Distributed cognition expanded the unit of analysis beyond isolated minds by proposing that cognition distributes across: people, tools, artifacts, workflows, and environments. This represented a major conceptual advance because cognition was no longer viewed as residing solely inside individual agents. Instead, intelligent activity emerged through coordinated systems involving humans, technologies, representations, and environmental structures.
Within distributed cognition: tools become part of cognition, environments scaffold reasoning, and collaboration becomes central to understanding complex activity. This framework strongly influenced early work in creativity support systems and collaborative creativity research.
However, distributed cognition often emphasizes the structural distribution of cognition across systems more than the evolving temporal dynamics of interaction itself. It explains where cognition occurs across socio-technical systems, but less frequently models: moment-to-moment coordination, improvisational adaptation, interaction rhythms, or the unfolding emergence of meaning during collaboration.
Embodied cognition shifted attention toward the role of the body in shaping cognition. Rather than treating intelligence as abstract symbolic reasoning detached from physical experience, embodied approaches argue that cognition depends fundamentally upon: perception, action, sensorimotor coupling, and bodily interaction with the world.
Embodied cognition demonstrated that: how we move, what we can perceive, and how we physically engage environments deeply shape cognition and meaning-making. This framework helped challenge purely representational models of intelligence and influenced later work in robotics, human-computer interaction, and enactive cognition.
However, embodied cognition often remains focused primarily on the embodied individual rather than the collaborative interaction dynamics between multiple participants. While embodiment is essential for understanding situated cognition, it does not fully explain how shared meaning emerges relationally during co-creative interaction.

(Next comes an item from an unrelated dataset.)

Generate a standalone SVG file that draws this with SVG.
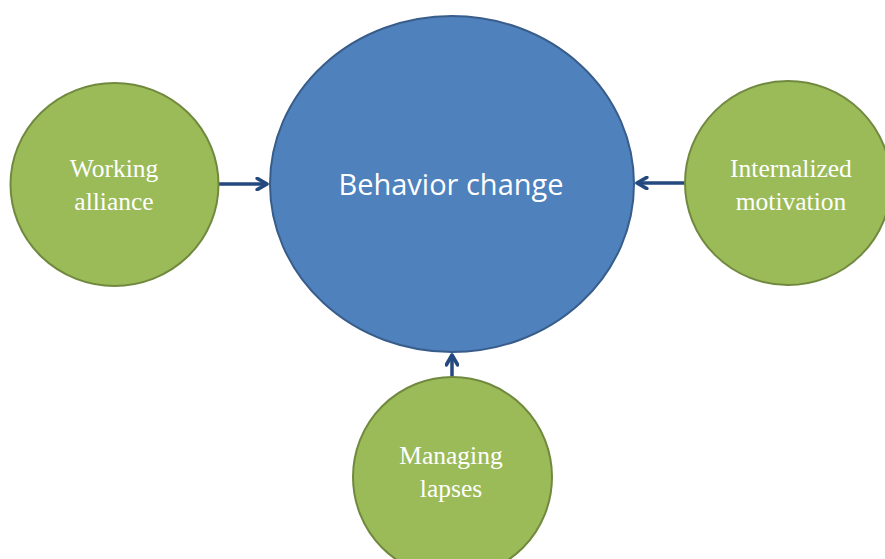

Enactive cognition further expanded these ideas by proposing that cognition emerges through ongoing interaction between agents and environments. Rather than representing a pre-given world internally, agents enact meaningful worlds through continuous perception-action coupling.
Within enaction: cognition is fundamentally relational, meaning emerges through interaction, and intelligence unfolds dynamically through adaptive engagement with the environment. Enaction introduced several concepts highly relevant to co-creative AI: autonomy, sense-making, embodiment, emergence, and participatory interaction.
Importantly, enaction shifted attention toward dynamic coupling between agents and environments. Creativity, cognition, and meaning were increasingly understood as emergent properties of interaction rather than isolated internal processes.
However, while enaction strongly emphasizes interaction philosophically, many enactive frameworks remain qualitative and less operationalized computationally. They often describe interaction conceptually without fully modeling or quantifying the evolving dynamics of collaboration through time.
Participatory Sense-Making
Participatory sense-making extended enaction into social interaction by arguing that meaning can emerge between participants through coordination itself.
This represented a major shift.
Meaning was no longer treated solely as something generated internally and exchanged externally. Instead: interaction itself becomes constitutive of cognition, coordination dynamics become meaningful, and collaborative interaction develops partially autonomous structures over time.
Participatory sense-making became highly influential for co-creative AI research because it directly addressed: collaboration, turn-taking, improvisation, mutual influence, and relational emergence. This framework helped establish interaction as a central phenomenon in human-AI collaboration research. Yet participatory sense-making often remained difficult to operationalize computationally. Many of its concepts were theoretically rich but lacked concrete frameworks for modeling interaction dynamics quantitatively during co-creative activity.
Creative Sense-Making and Quantified Co-Creation
Creative Sense-Making (CSM) emerged as an attempt to operationalize interaction-centered cognition computationally. Rather than evaluating only final artifacts, Creative Sense-Making focused on: interaction dynamics, activity traces, creative trajectories, sense-making curves, and collaborative emergence unfolding through time.
Within this framework, the primary unit of analysis becomes: interaction itself.
Creativity is no longer viewed as: located solely inside humans, produced autonomously by AI, or reducible to isolated outputs. Instead, creativity emerges dynamically through: reciprocal influence, adaptive coordination, participatory interaction, and evolving collaborative trajectories. This interaction-centered perspective allows researchers to study: how collaboration evolves, how meaning emerges, how interaction rhythms stabilize or destabilize, and how co-creative systems sustain participatory engagement over time.
Importantly, interaction leaves observable traces that can be modeled computationally: timing, turn-taking, interruptions, conceptual divergence, adaptation, coordination patterns, and collaborative trajectories.
This makes interaction not only philosophically important, but empirically measurable.